The most well-known example is that in Japanese, R and L are the same letter (their R/L letter sounds like a cross between the two, with a bit of D thrown in). Thus Japanese people have difficulty distinguishing between R and L in English; I personally verified this with a bunch of my Japanese friends (including a number who spoke English very well) and they could not distinguish between "election" and "erection," no matter how clearly I enunciated. However this is far from the only example out there; native English speakers similarly struggle differentiating various sounds in languages from countries like India and China that are clear as day to those speakers. This is not a matter of will or attention or even practice, it's a brain issue.
Given this, I find it highly unlikely that there aren't other elements of language learning that are harder (or even impossible) to properly learn outside the critical window.

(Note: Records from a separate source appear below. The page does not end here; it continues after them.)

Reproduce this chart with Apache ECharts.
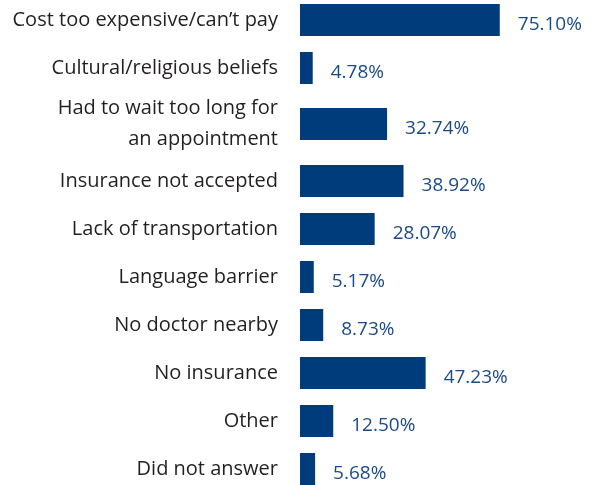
<!DOCTYPE html>
<html><head><meta charset="utf-8">
<script src="https://cdn.jsdelivr.net/npm/echarts@6/dist/echarts.min.js"></script>
<style>html,body{margin:0;padding:0;background:#fff}#c{width:599px;height:485px}</style>
</head><body><div id="c"></div>
<script>
const categories = ["Cost too expensive/can\u2019t pay","Cultural/religious beliefs","Had to wait too long for\nan appointment","Insurance not accepted","Lack of transportation","Language barrier","No doctor nearby","No insurance","Other","Did not answer"];
const values = [75.10, 4.78, 32.74, 38.92, 28.07, 5.17, 8.73, 47.23, 12.50, 5.68];

// three row groups (the two-line row gets extra room, as in the reference)
const groups = [[0, 2], [2, 3], [3, 10]];
const gridDefs = [
  {top: 20, height: 48, gap: false},
  {top: 100, height: 48, gap: true},
  {top: 181, height: 288, gap: false}
];

const labelStyle = {margin: 22, color: '#231f20', fontFamily: 'Open Sans', fontSize: 20, lineHeight: 31, align: 'right'};
const chart = echarts.init(document.getElementById('c'));
chart.setOption({
  animation: false,
  grid: gridDefs.map(g => ({left: 300, width: 266, top: g.top, height: g.height})),
  xAxis: gridDefs.map((g, i) => ({type: 'value', min: 0, max: 100, show: false, gridIndex: i})),
  yAxis: gridDefs.map((g, i) => ({
    type: 'category', inverse: true, gridIndex: i, boundaryGap: g.gap,
    data: categories.slice(groups[i][0], groups[i][1]),
    axisLine: {show: false}, axisTick: {show: false}, splitLine: {show: false},
    axisLabel: labelStyle
  })),
  series: gridDefs.map((g, i) => ({
    type: 'bar', xAxisIndex: i, yAxisIndex: i,
    data: values.slice(groups[i][0], groups[i][1]), barWidth: 32,
    itemStyle: {color: '#003b7b'},
    label: {show: true, position: 'right', distance: 18, offset: [0, 5], color: '#1b4a88', fontFamily: 'Open Sans', fontSize: 19,
      formatter: p => p.value.toFixed(2) + '%'}
  }))
});
</script></body></html>
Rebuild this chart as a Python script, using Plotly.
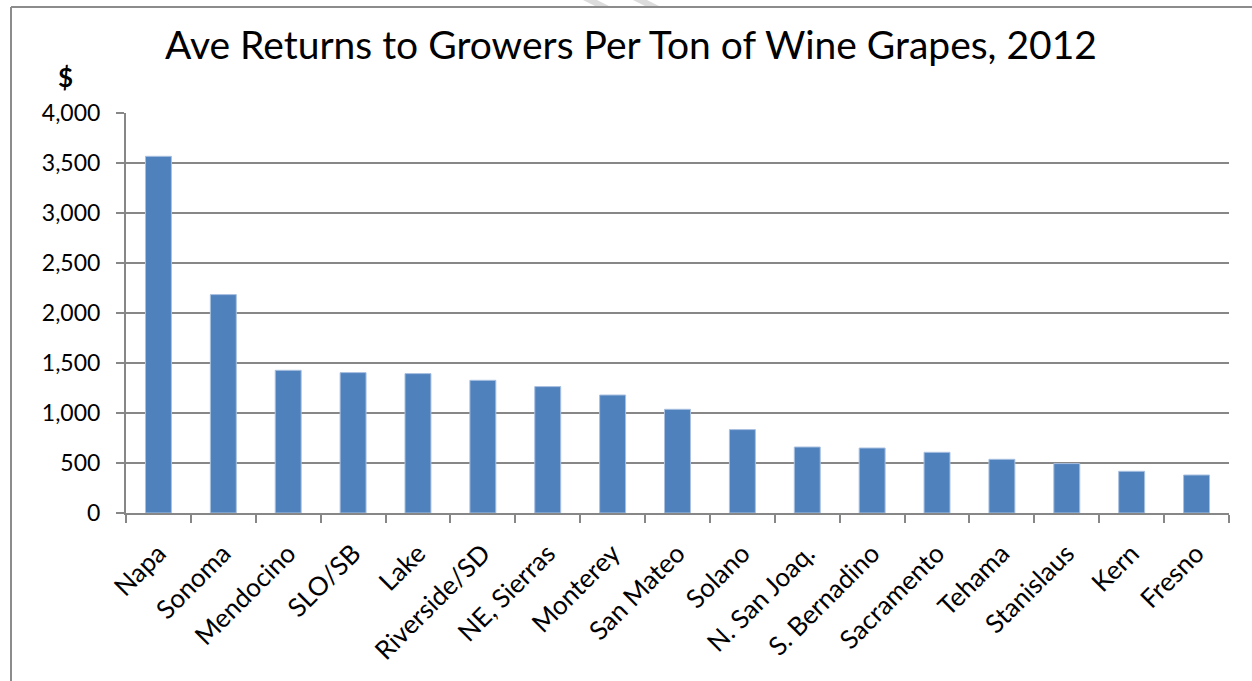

If I'm remembering correctly there is an age (younger) where we are more receptive to patterns in regards to LA, but we don't differentiate the language received. "All" input in this stage is valid input that kid brain associates meaning to, which slowly gets weeded out (lost) if you don't use it into adulthood. However, we are all generally speaking, on an even playing field developmentally as we age after that point in regards to learning a new language. Adults just tend to have less free time to devote to learning a new language as a young adult, etc.